Telling Voices: The beauty of not knowing

In an interview David Attenborough gives well thought out answers to why he is not a “fundamentalist”

September 04, 2014 07:15 pm | Updated 07:15 pm IST

It is a short interview and David Attenborough the naturalist and broadcaster who has made many documentaries on wild life says something very revealing. Led on to make a choice between being an atheist and an agnostic, the filmmaker gives well thought out answers to why he is not a “fundamentalist” and why is not an atheist. Both ends of the spectrum are closed to him.

Attenborough says he has no problems with the basic contention of religion, though he says, “… I tend to shrink away from the word ‘religion’ but that does not mean it goes against the existence of God. I do not have any quarrels with basic fundamental religious attitudes. If I have a quarrel, well, I do have a quarrel, it is about the literal interpretation of the texts; fundamentalism. I have a quarrel about people who think the Book of Genesis is literal truth…my argument is…150 years ago people living in Britain may have thought that was the only account….”

Attenborough continues, “Societies all around the world, each have their own account of creation; each feel a necessity to explain why we, the human beings are here. All these accounts differ. If you go to Thailand, they believe at the beginning of creation, there was a sea of milk. There was a huge snake in it and there were demons and god pulling it and churning it and when the curds came out, there came human beings. If you go to a certain aboriginal community, they believe the human being was coughed up by a giant snake which later became a rainbow in the sky…you can produce hundreds of them. How are you to choose? How would you decide which is correct? If you told me I am only going to believe the one that my mother told me when I was brought up on my mother’s her knee and I am not going to question any other beliefs, well, then that is up to you. But, if you take a more general view and say, well, you cannot all be right and there is an answer and you look at the rocks and the animals themselves then the instinctive thing about that is that they are all the same, no matter where they come from, whichever continent, from the aborigines, Europeans or whatever…that is the one I go for…”
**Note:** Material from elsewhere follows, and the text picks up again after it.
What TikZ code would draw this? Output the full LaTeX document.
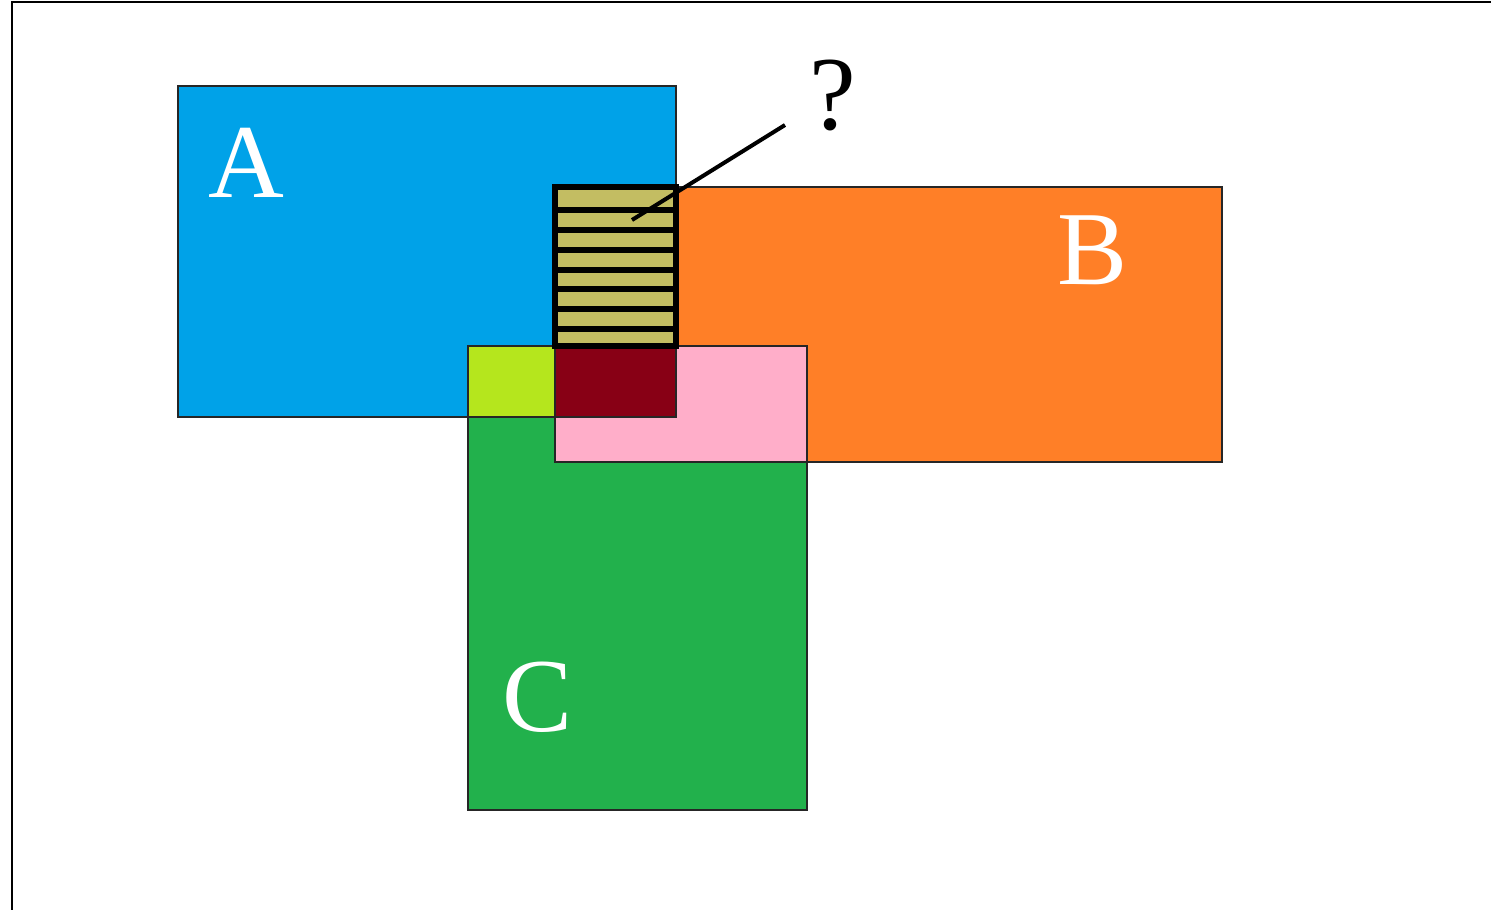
\documentclass[tikz,border=0pt]{standalone}
\usepackage{fontspec}
\setmainfont{Liberation Serif}
\definecolor{cA}{HTML}{00A2E8}
\definecolor{cB}{HTML}{FF7F27}
\definecolor{cC}{HTML}{22B14C}
\definecolor{cAC}{HTML}{B5E61D}
\definecolor{cABC}{HTML}{880015}
\definecolor{cBC}{HTML}{FFAEC9}
\definecolor{cAB}{HTML}{C3BD62}
\tikzset{
  outline/.style={draw=black!85, line width=1.5pt},
  lbl/.style={anchor=base, inner sep=0pt, font=\fontsize{105}{105}\selectfont},
  hatchline/.style={draw=black, line width=5.5pt},
}
\begin{document}
\begin{tikzpicture}[x=1pt,y=-1pt]
\useasboundingbox (0,0) rectangle (1491,910);
% frame
\draw[line width=2pt] (12,912) -- (12,2) -- (1495,2);
% fills
\fill[cA] (178,86) rectangle (676,417);
\fill[cB] (555,187) rectangle (1222,462);
\fill[cC] (468,346) rectangle (807,810);
\fill[cAC] (468,346) rectangle (555,417);
\fill[cBC] (555,346) rectangle (807,462);
\fill[cABC] (555,346) rectangle (676,417);
% outlines
\draw[outline] (178,86) rectangle (676,417);
\draw[outline] (555,187) rectangle (1222,462);
\draw[outline] (468,346) rectangle (807,810);
% hatched A∩B
\fill[cAB] (555,187) rectangle (676,346);
\foreach \yy in {210,230,250,270,289,309,329}
  \draw[hatchline] (555,\yy) -- (676,\yy);
\draw[line width=5.5pt] (555,187) rectangle (676,346);
% labels
\node[lbl, text=white] (la) at (246,197.5) {A};
\node[lbl, text=white] (lb) at (1093,284.5) {B};
\node[lbl, text=white] (lc) at (538,731) {C};
\node[lbl] (q) at (833,129) {?};
\coordinate (tip) at (632,220);
\coordinate (qend) at (785,125);
\draw[line width=4pt] (tip) -- (qend);
\end{tikzpicture}
\end{document}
The interviewer then asks Attenborough why he is reluctant to say he does not believe in God. This is where he gives a thought-provoking answer…”I cannot help thinking when I have for example taken off the top of the termite hill and I have seen termites in there; all busying about building walls, looking after their queen, caring for the pupae, clearing their nest, all busy about their own chores. They are all blind and they do not have the faintest idea that I am there watching what they are doing because they do not have the sense organs that allow them, to know they are being watched. I do sometimes feel that maybe I am lacking some sense organ, maybe I do not know that there is anybody else watching me from over there. And it is a very confident thing to say, to be absolutely sure to say that I do not have a sense organ to appreciate something out there in the world. That would be my position. You could say that is rather feeble, that is not being very brave…maybe you have got a case.”